House passes bill restoring State cyber office

Seven months after the Trump administration shuttered a critical State Department office responsible for coordinating international cooperation around cybersecurity issues, Congress took a big step toward reversing the decision.

Shutterstock image: cyber defense.

Seven months after the Trump administration shuttered a critical State Department office responsible for coordinating international cooperation around cybersecurity issues, Congress took a big step toward reversing the decision.

The Cyber Diplomacy Act, which would establish a new Office of Cyber Issues at the Department of State, passed the House Jan. 17 by voice vote. It would largely restore the office as a top conduit for international cyber diplomacy with other nations, while turning the leader of the office into a presidential appointment confirmed by the Senate, with the same status and privileges as a U.S. ambassador.

The legislation also requires the secretary of state to create classified and unclassified versions of an international strategy for developing cyberspace norms and includes a non-binding “sense of Congress” that the office should be elevated to a standalone bureau with its own assistant secretary.

In a speech on the floor, Rep. Ed Royce (R-Calif.), chairman of the House Foreign Affairs Committee and author of the legislation, said the office plays a critical role in developing international cybersecurity policy and that the administration’s decision “limits the department’s ability to confront the full range of issues in cyberspace.”

“I believe this sends the wrong signal to Moscow, Beijing and other governments around the world,” said Royce. “The United States should make it clear that we place a high priority on the whole range of cyber issues -- including cybersecurity, internet access, online rights, deterrence and cyber crime.”

The Trump administration’s decision to shutter the Office of Cyber Coordinator received bipartisan criticism from members of Congress, some of whom were already concerned about White House’s inability to publicly articulate strategies to protect critical infrastructure, election systems and other sectors from cyber attacks.

“The Trump administration decided to gut the State Department and with it our ability to address international cyber issues,” said Rep. Ted Lieu (D-Calif.), a member of the House Foreign Affairs Committee and co-sponsor of the bill. “Today, I’m proud that the House rejected the administration’s approach by passing the Cyber Diplomacy Act.”

Rep. Jim Langevin (D-R.I.), co-founder and co-chair of the Congressional Cybersecurity Caucus, also threw his support behind the measure, warning that cybersecurity “is not just an economic issue” and that all future international conflicts will have a cyber component that requires corresponding expertise at the nation’s top diplomatic branch.

“It is up to the hardworking -- and sadly underappreciated -- members of our foreign service to…encourage generally stabilizing ‘rules of the road’ in cyberspace, and this bill will ensure they have the leadership structure to do just that,” he said.

The bill cites of a number of international and diplomatic incidents -- such as Russian interference in the 2016 election and a 2015 agreement between the U.S. and China not to use state-sponsored hackers to pilfer intellectual property -- in order to demonstrate the need for an office dedicated to “cooperating with like-minded democratic countries that share common values and cyberspace policies with the United States.”

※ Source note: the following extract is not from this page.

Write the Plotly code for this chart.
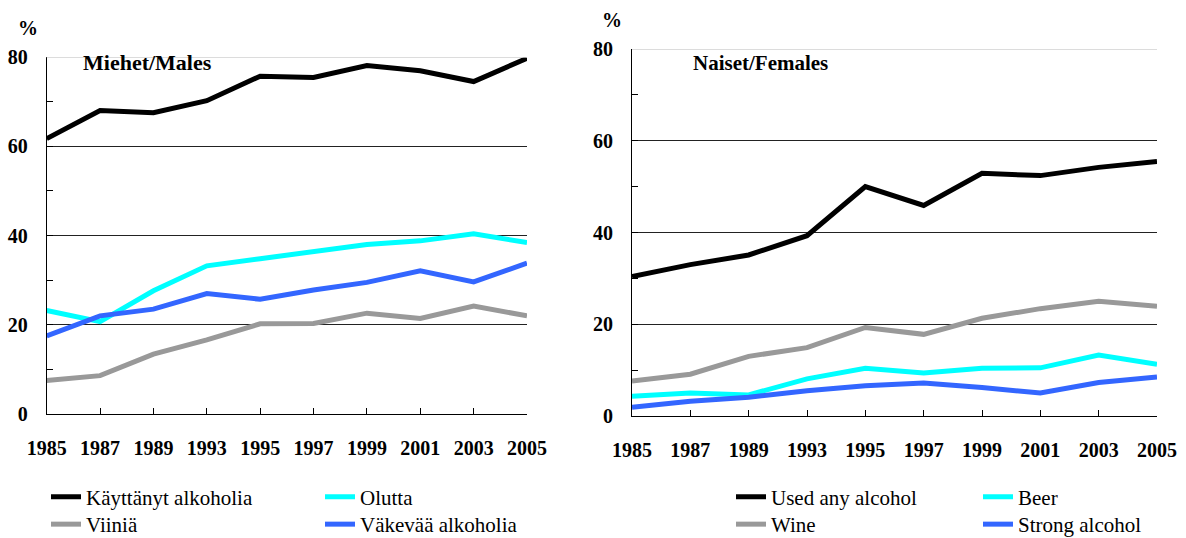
import plotly.graph_objects as go

years = ["1985", "1987", "1989", "1993", "1995", "1997", "1999", "2001", "2003", "2005"]

# Males (Miehet)
m_any = [61.7, 68.0, 67.5, 70.2, 75.7, 75.4, 78.1, 76.9, 74.5, 79.7]
m_beer = [23.2, 20.7, 27.6, 33.2, 34.8, 36.5, 38.0, 38.8, 40.4, 38.4]
m_wine = [7.5, 8.6, 13.4, 16.6, 20.2, 20.3, 22.6, 21.4, 24.2, 22.0]
m_strong = [17.5, 22.0, 23.5, 27.0, 25.7, 27.8, 29.5, 32.1, 29.6, 33.8]

# Females (Naiset)
f_any = [30.4, 33.0, 35.1, 39.3, 50.0, 45.9, 52.9, 52.4, 54.2, 55.5]
f_beer = [4.3, 5.0, 4.6, 8.1, 10.4, 9.4, 10.4, 10.5, 13.3, 11.3]
f_wine = [7.6, 9.1, 13.0, 14.9, 19.3, 17.8, 21.3, 23.4, 25.0, 23.9]
f_strong = [1.9, 3.2, 4.1, 5.5, 6.6, 7.2, 6.2, 5.0, 7.3, 8.5]

labels_fi = ["Käyttänyt alkoholia", "Olutta", "Viiniä", "Väkevää alkoholia"]
labels_en = ["Used any alcohol", "Beer", "Wine", "Strong alcohol"]

C_ANY = "#000000"
C_BEER = "#00FFFF"
C_WINE = "#999999"
C_STRONG = "#3366FF"

SERIF = "Liberation Serif, Times New Roman, serif"
W, H = 1186, 538

fig = go.Figure()

def add(x, y, name, color, xa, ya, legend):
    fig.add_trace(go.Scatter(
        x=x, y=y, name=name, mode="lines",
        line=dict(color=color, width=5),
        xaxis=xa, yaxis=ya, legend=legend, showlegend=True,
        hoverinfo="skip",
    ))

# Left (males)
add(years, m_any, labels_fi[0], C_ANY, "x", "y", "legend")
add(years, m_beer, labels_fi[1], C_BEER, "x", "y", "legend2")
add(years, m_wine, labels_fi[2], C_WINE, "x", "y", "legend3")
add(years, m_strong, labels_fi[3], C_STRONG, "x", "y", "legend4")
# Right (females)
add(years, f_any, labels_en[0], C_ANY, "x2", "y2", "legend5")
add(years, f_beer, labels_en[1], C_BEER, "x2", "y2", "legend6")
add(years, f_wine, labels_en[2], C_WINE, "x2", "y2", "legend7")
add(years, f_strong, labels_en[3], C_STRONG, "x2", "y2", "legend8")

tickfont = dict(family=SERIF, size=20, color="#000000", weight="bold")

def xaxis(domain, anchor):
    return dict(
        domain=domain, anchor=anchor, type="category",
        range=[0, len(years) - 1],
        showgrid=False, zeroline=False,
        showline=True, linecolor="#000000", linewidth=1,
        ticks="inside", ticklen=6, tickcolor="#000000", tickwidth=1,
        tickfont=tickfont, ticklabelstandoff=16,
        fixedrange=True,
    )

def yaxis(domain, anchor):
    return dict(
        domain=domain, anchor=anchor,
        range=[0, 80], dtick=20, tick0=0,
        showgrid=True, gridcolor="#222222", gridwidth=1,
        zeroline=False,
        showline=True, linecolor="#000000", linewidth=1,
        ticks="inside", ticklen=6, tickcolor="#000000", tickwidth=1,
        minor=dict(dtick=10, ticks="inside", ticklen=6, tickcolor="#000000", showgrid=False),
        tickfont=tickfont, ticklabelstandoff=14,
        fixedrange=True,
    )

lx = [46.7 / W, 527 / W]
ly = [(H - 414) / H, (H - 57) / H]
rx = [632 / W, 1157 / W]
ry = [(H - 416) / H, (H - 49) / H]

legfont = dict(family=SERIF, size=21, color="#000000")

def legend(xpx, ypx):
    return dict(
        x=xpx / W, y=(H - ypx) / H, xanchor="left", yanchor="middle",
        orientation="v", font=legfont, bgcolor="rgba(0,0,0,0)",
        borderwidth=0, visible=True,
        itemclick=False, itemdoubleclick=False,
    )

ROW1, ROW2 = 497, 524.5
ann_font = dict(family=SERIF, size=21, color="#000000", weight="bold")
annotations = [
    dict(text="%", x=28 / W, y=(H - 28) / H, xref="paper", yref="paper",
         showarrow=False, xanchor="center", yanchor="middle",
         font=dict(family=SERIF, size=20, color="#000000", weight="bold")),
    dict(text="%", x=612 / W, y=(H - 20) / H, xref="paper", yref="paper",
         showarrow=False, xanchor="center", yanchor="middle",
         font=dict(family=SERIF, size=20, color="#000000", weight="bold")),
    dict(text="Miehet/Males", x=81 / W, y=(H - 62) / H, xref="paper", yref="paper",
         showarrow=False, xanchor="left", yanchor="middle",
         font=dict(family=SERIF, size=22, color="#000000", weight="bold")),
    dict(text="Naiset/Females", x=691 / W, y=(H - 63) / H, xref="paper", yref="paper",
         showarrow=False, xanchor="left", yanchor="middle", font=ann_font),
]

shapes = [
    dict(type="line", xref="x domain", yref="y", x0=0, x1=1, y0=80, y1=80,
         line=dict(color="#d0d0d0", width=1.5), layer="above"),
    dict(type="line", xref="x2 domain", yref="y2", x0=0, x1=1, y0=80, y1=80,
         line=dict(color="#d0d0d0", width=1.5), layer="above"),
]

fig.update_layout(
    width=W, height=H,
    showlegend=True,
    margin=dict(l=0, r=0, t=0, b=0, autoexpand=False),
    paper_bgcolor="#ffffff", plot_bgcolor="#ffffff",
    font=dict(family=SERIF, color="#000000"),
    xaxis=xaxis(lx, "y"), yaxis=yaxis(ly, "x"),
    xaxis2=xaxis(rx, "y2"), yaxis2=yaxis(ry, "x2"),
    legend=legend(46, ROW1),
    legend2=legend(320, ROW1),
    legend3=legend(46, ROW2),
    legend4=legend(320, ROW2),
    legend5=legend(731, ROW1),
    legend6=legend(978, ROW1),
    legend7=legend(731, ROW2),
    legend8=legend(978, ROW2),
    annotations=annotations,
    shapes=shapes,
    hovermode=False,
)

fig.write_html("out.html", config={"displayModeBar": False},
               post_script="document.body.style.margin='0';")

Christopher Painter, who served as the State Department’s cyber coordinator from 2011 to 2017, praised the bill’s passage on Twitter. Painter, who resigned shortly after Bloomberg Politics reported that a reorganization plan within the State Department would merge the office with the Bureau of Economic Affairs, has been critical of the administration’s decision and argued that the United States should continue leveraging its status as a superpower to shape international consensus around cyber issues.

“It’s a good bipartisan bill [and] too important an area not to be prioritized -- especially as numerous countries have followed our initial lead,” said Painter.

The legislation must now pass the Senate and avoid a veto from the White House to become law.